→ **WRITTEN REQUEST**
Retype the opening lines of the data exactly, stopping after the line that contains "7.586, 8.913, 10.0]". Skip every picture.

※

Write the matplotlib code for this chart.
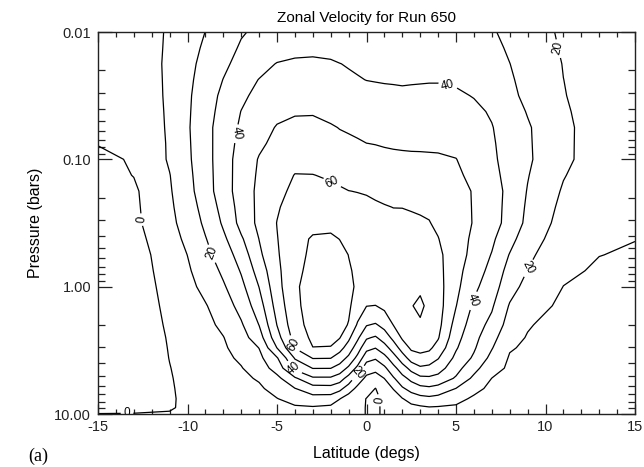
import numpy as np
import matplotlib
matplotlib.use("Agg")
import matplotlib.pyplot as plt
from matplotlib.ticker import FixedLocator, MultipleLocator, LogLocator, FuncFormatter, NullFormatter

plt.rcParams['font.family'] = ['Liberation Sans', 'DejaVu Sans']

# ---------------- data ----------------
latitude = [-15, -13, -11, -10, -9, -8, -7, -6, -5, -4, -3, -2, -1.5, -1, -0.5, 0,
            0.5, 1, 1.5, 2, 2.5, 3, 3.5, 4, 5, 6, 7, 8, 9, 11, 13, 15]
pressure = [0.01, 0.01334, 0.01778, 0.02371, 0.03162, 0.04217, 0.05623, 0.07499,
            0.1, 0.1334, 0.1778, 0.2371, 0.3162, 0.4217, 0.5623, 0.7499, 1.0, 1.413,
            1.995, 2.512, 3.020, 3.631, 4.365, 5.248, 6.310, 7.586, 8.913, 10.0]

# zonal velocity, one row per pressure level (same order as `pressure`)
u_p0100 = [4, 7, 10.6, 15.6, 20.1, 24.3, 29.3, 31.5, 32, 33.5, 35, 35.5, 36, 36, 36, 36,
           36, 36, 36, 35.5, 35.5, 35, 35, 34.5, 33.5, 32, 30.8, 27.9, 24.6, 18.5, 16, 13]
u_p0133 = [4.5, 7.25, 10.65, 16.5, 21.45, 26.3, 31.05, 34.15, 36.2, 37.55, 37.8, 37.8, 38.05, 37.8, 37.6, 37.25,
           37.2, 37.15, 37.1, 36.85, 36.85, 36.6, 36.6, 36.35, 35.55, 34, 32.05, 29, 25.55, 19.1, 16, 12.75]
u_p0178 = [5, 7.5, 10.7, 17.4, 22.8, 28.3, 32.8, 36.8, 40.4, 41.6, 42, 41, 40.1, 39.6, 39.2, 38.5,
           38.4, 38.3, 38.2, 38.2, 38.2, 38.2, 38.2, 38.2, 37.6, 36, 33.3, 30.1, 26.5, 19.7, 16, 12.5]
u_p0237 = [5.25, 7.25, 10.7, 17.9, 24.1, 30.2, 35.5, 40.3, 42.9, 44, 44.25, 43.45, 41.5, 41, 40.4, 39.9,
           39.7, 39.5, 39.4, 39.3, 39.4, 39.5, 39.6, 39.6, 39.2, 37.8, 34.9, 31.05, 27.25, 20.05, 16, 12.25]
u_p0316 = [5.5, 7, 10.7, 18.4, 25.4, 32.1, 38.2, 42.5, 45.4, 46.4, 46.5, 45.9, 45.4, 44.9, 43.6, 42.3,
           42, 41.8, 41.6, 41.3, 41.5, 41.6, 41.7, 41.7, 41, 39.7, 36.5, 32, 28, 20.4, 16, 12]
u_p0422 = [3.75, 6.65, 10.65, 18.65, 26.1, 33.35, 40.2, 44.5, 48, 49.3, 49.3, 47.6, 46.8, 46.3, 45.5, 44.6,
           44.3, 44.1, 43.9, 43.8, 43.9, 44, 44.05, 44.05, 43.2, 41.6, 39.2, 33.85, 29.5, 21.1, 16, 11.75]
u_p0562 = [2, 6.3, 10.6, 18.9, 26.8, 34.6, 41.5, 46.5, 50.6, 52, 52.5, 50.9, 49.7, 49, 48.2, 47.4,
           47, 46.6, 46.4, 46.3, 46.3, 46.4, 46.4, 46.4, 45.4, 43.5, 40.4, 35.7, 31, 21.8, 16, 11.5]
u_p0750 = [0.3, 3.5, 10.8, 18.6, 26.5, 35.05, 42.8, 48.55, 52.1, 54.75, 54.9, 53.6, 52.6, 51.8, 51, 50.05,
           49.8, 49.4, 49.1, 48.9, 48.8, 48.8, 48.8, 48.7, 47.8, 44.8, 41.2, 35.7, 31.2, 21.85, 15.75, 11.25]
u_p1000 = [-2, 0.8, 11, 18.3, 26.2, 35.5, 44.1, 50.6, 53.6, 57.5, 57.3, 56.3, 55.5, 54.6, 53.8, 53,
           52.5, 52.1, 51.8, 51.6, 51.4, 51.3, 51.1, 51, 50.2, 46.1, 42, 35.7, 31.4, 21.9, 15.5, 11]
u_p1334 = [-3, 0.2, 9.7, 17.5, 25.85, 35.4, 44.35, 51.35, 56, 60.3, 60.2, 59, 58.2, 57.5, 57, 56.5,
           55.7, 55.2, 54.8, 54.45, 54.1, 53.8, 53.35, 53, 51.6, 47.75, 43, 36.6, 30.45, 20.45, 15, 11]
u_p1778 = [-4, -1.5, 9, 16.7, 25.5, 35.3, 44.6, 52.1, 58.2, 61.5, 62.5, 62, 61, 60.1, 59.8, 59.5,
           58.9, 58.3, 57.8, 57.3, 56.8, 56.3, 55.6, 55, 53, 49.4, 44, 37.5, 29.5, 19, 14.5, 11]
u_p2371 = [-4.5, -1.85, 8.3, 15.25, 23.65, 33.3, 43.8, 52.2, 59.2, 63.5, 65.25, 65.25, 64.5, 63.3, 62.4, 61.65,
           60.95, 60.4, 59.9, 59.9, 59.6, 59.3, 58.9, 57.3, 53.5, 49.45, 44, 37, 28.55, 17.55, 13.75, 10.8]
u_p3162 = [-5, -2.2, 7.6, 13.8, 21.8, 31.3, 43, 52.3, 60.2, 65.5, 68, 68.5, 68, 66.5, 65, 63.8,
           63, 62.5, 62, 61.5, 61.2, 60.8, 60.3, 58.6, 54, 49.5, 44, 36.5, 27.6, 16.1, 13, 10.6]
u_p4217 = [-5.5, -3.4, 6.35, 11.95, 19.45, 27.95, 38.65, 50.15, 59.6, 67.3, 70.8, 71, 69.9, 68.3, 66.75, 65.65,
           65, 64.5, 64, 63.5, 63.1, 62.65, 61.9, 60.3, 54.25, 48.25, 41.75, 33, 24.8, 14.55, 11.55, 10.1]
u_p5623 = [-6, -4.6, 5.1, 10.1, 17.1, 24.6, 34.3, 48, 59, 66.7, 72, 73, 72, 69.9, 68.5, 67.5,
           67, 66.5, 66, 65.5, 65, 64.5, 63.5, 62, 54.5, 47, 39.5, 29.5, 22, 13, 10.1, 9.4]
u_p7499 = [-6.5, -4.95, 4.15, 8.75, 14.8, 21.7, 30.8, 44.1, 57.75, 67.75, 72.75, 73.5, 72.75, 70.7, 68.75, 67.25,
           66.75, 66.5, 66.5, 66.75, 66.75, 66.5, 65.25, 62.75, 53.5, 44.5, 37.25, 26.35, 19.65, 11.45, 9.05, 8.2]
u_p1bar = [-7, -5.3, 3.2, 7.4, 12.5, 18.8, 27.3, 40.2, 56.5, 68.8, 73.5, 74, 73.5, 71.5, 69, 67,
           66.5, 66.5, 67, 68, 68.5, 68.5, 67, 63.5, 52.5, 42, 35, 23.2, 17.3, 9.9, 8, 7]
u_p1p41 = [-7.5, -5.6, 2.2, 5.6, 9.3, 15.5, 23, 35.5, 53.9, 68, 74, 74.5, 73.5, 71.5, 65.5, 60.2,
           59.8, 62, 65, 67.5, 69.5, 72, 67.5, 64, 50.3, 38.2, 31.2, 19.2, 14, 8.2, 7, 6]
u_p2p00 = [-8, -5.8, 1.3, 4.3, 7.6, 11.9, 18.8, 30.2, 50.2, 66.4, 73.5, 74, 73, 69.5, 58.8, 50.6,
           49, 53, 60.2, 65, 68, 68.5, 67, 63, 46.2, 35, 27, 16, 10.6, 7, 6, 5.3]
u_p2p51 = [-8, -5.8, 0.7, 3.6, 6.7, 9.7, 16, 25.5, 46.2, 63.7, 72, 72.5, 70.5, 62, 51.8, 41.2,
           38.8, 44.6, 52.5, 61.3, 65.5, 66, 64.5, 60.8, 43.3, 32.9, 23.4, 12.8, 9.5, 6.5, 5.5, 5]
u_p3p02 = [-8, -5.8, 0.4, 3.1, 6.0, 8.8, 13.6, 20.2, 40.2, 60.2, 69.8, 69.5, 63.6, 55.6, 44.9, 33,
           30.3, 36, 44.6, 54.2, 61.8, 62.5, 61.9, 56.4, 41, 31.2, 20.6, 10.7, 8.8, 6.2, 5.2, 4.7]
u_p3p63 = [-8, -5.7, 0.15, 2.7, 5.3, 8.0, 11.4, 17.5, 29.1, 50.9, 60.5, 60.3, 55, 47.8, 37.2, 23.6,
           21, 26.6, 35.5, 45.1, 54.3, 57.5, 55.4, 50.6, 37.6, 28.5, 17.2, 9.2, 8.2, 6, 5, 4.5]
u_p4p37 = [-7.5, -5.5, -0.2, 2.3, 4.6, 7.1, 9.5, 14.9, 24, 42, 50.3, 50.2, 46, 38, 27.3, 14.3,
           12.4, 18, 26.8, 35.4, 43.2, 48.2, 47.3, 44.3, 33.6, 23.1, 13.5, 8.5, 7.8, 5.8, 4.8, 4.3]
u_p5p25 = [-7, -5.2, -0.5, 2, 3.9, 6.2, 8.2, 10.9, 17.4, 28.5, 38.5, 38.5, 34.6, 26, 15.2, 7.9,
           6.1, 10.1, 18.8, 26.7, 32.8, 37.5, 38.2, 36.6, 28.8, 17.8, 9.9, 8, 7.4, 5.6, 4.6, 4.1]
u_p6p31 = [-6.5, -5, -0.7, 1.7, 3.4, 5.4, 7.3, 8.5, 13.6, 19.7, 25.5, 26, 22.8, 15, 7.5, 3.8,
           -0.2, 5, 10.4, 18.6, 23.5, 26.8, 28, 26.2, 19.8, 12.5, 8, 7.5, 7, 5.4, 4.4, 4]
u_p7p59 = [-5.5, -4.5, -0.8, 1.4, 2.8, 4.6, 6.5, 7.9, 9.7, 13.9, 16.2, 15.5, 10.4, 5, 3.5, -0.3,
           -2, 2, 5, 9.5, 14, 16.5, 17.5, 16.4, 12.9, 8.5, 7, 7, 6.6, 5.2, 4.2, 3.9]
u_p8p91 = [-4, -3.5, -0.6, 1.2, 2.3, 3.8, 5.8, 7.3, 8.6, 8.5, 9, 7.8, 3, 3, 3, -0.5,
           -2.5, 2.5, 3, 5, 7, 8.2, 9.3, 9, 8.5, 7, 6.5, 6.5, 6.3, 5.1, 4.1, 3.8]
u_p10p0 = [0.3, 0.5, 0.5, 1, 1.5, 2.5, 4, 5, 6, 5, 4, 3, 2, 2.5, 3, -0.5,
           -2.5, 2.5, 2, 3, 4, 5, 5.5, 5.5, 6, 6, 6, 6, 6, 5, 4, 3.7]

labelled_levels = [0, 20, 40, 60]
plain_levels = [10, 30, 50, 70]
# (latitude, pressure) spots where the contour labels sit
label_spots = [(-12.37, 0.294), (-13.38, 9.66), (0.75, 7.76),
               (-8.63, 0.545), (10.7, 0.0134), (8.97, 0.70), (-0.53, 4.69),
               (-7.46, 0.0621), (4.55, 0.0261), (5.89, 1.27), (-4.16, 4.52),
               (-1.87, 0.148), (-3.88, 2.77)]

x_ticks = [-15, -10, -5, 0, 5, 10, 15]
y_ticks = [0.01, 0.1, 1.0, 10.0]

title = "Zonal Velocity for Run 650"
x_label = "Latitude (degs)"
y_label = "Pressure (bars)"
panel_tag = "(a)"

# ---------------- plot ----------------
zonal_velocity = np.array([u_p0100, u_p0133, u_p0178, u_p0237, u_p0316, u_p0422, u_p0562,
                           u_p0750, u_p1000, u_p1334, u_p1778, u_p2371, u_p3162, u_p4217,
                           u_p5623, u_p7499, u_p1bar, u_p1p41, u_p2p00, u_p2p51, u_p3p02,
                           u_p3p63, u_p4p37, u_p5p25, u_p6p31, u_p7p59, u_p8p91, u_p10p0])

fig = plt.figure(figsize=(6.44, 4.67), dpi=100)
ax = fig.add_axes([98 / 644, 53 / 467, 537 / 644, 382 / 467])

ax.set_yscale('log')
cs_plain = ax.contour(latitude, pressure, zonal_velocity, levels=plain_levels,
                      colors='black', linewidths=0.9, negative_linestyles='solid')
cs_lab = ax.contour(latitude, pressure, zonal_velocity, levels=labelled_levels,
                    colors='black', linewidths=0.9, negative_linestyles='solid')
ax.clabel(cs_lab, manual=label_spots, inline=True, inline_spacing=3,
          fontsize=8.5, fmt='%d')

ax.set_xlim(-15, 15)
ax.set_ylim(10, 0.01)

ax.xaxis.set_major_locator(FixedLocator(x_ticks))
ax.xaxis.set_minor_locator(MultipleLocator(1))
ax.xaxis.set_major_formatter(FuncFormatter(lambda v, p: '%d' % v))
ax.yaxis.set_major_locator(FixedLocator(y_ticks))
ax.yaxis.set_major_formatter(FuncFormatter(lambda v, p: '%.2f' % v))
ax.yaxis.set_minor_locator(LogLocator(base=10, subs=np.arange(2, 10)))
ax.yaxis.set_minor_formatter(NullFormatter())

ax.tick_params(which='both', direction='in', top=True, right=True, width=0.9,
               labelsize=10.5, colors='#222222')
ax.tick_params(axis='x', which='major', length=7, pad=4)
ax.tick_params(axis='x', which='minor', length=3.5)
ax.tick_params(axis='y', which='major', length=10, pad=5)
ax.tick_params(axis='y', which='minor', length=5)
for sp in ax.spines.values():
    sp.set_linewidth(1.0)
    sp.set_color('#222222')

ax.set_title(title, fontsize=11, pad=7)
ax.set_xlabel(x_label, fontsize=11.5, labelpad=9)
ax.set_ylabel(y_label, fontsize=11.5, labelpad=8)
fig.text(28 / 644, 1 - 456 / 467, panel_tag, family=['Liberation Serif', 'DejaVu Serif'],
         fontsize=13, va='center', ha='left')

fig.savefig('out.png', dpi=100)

※

→ **ANSWER TO THE EXERCISE**
Write the matplotlib code for this chart.
import numpy as np
import matplotlib
matplotlib.use("Agg")
import matplotlib.pyplot as plt
from matplotlib.ticker import FixedLocator, MultipleLocator, LogLocator, FuncFormatter, NullFormatter

plt.rcParams['font.family'] = ['Liberation Sans', 'DejaVu Sans']

# ---------------- data ----------------
latitude = [-15, -13, -11, -10, -9, -8, -7, -6, -5, -4, -3, -2, -1.5, -1, -0.5, 0,
            0.5, 1, 1.5, 2, 2.5, 3, 3.5, 4, 5, 6, 7, 8, 9, 11, 13, 15]
pressure = [0.01, 0.01334, 0.01778, 0.02371, 0.03162, 0.04217, 0.05623, 0.07499,
            0.1, 0.1334, 0.1778, 0.2371, 0.3162, 0.4217, 0.5623, 0.7499, 1.0, 1.413,
            1.995, 2.512, 3.020, 3.631, 4.365, 5.248, 6.310, 7.586, 8.913, 10.0]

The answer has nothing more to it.